Universities have a long way to go before they become exemplars of ethnic equality and diversity. That’s the thrust of a new report published by race equality think-tank, the Runnymede Trust. As David Lammy MP, chair of the All Party Parliamentary Group on Race and Community, puts it in his foreword to the volume:
Despite the lofty ideals of universities, they do no better – and are in fact doing worse – than many other institutions in British society when it comes to race equality.
The Runnymede publication, brings together 15 short essays by academics and policy experts, outlining a number of major causes for concern. Ethnic minorities have lower university admission rates relative to comparably qualified white peers. They also have poorer university experiences as students, lower degree results than their A-level grades would predict, and more uncertain graduate job prospects.
There is also a dearth of black and minority ethnic academics, especially at senior levels. The report found there was just 17 black female professors in the UK. In spite of all of this, there is a low priority given to developing and implementing ethnic equality and diversity policies within universities. Addressing these problems requires radical change.
Empirical evidence presented in the report shows that ethnic minorities are less likely to be offered places at Russell Group universities than white applicants, even when they have the same grades and “facilitating subjects” at A Level.
The report shows that offer rates are 3-16 percentage points lower for ethnic minority applicants to Russell Group universities, after differences in A Level attainment have been taken into account.
Even applicants from the high-performing Chinese and Indian group – which are well represented at Russell Group universities – are less likely to be offered places. These ethnic inequalities in admissions chances are shown to hold for other universities as well, not just the Russell Group institutions, indicating that this is in fact a sector-wide problem.

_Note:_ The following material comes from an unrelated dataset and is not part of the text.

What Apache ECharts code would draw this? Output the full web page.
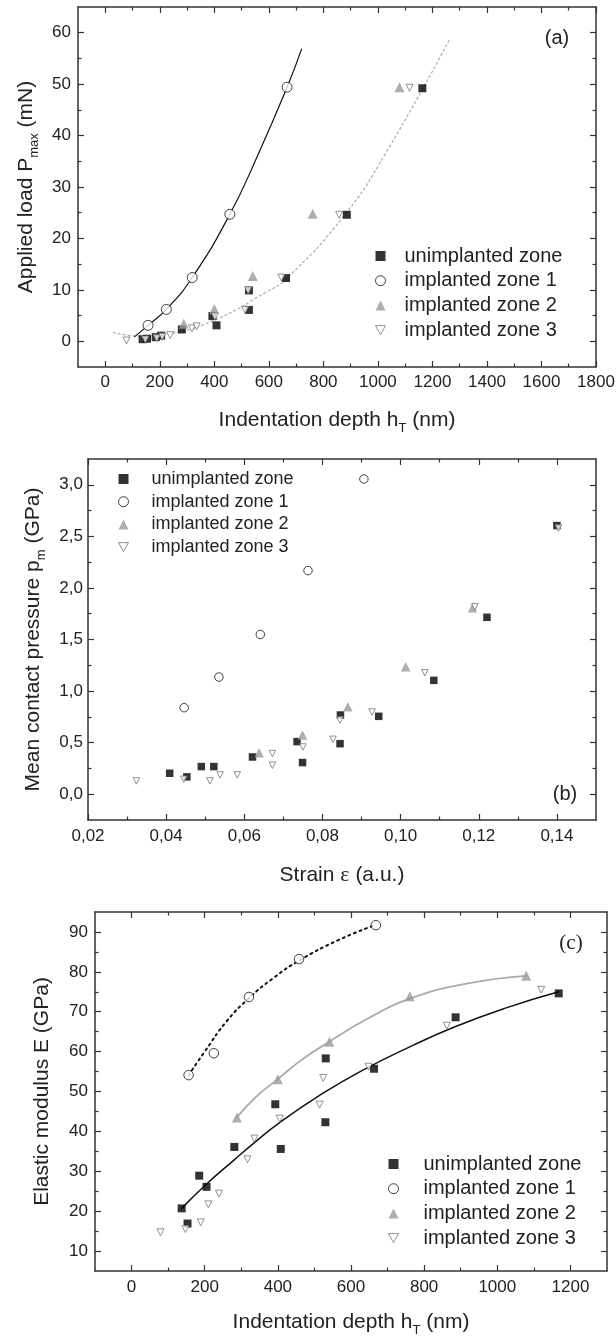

The report highlights a clear need for universities to undertake searching reviews of their admissions policies and practices. Steps must be taken to ensure that admissions decisions are not affected by unconscious bias, while positive action may be needed to address the chronic under-representation of some ethnic minority groups at some institutions.
Universities are being called upon to make their applications and admissions data available – in suitably anonymised form – for independent analysis by researchers. Open data is now widely considered to be a crucial ingredient in the accountability of public institutions, and universities are no exception.
Poorer student experiences
The report highlights the exclusion and rejection felt by many black university students as they navigate a mono-cultural curriculum, confront lower tutor expectations about their ability to do well in their studies and experience overtly racist interactions on campus. There is a clear need for universities to offer more culturally diverse curricula, to promote inclusive teaching and learning practices, and to become actively anti-racist institutions.
This means moving away from a “deficit model” which sees ethnic minority students as lacking in ability or aspiration. Instead, universities should see the barriers to full and equal participation in university life as needing to be dismantled rather than overcome. Crucially, it also means consulting with ethnic minority students about what needs to change rather than taking a purely top-down approach.
Under representation in academia
The report also reminds us that ethnic minorities are under-represented among academic staff, especially in professorial roles and senior management positions.
Many ethnic minority academics report feeling untrusted and overly scrutinised by colleagues and managers, and overlooked when it comes to promotion. The solutions proposed range from solidifying career mentoring schemes for ethnic minority academics, to adopting quotas to ensure the inclusion of ethnic minority applicants on recruitment and promotion shortlists.
Again, a major part of the solution requires recognising the need for institutional cultural change. The Equality Challenge Unit has developed a training pack designed to help university staff understand, recognise and resist unconscious bias.
It has also been trialling a Race Equality Charter Mark programme which would enable universities to gain accreditation for their efforts and successes in addressing ethnic equality and diversity concerns. The take-up of these policy initiatives by many universities represents a potentially significant step towards lasting institutional cultural change.
Yet the Runnymede report highlights the ever-present risk that policies and programmes aimed at addressing equality and diversity issues may become substitutes for action – the goal becomes filling out the required paperwork rather than committing to make real changes.
When the passing of the Race Relations (Amendment) Act in 2000 first required universities to develop and publish race equality policies, many universities were slow to comply. Since then, these requirements have been downgraded to mere guidance following the implementation of the 2010 Equality Act.
The genuine development and effective implementation of equality and diversity policies requires committed support on the part of university leaders to the idea that diversity is a valuable institutional asset and should be actively promoted as such. The time has come for universities and the public bodies that monitor and support them to pick up diversity and run with it.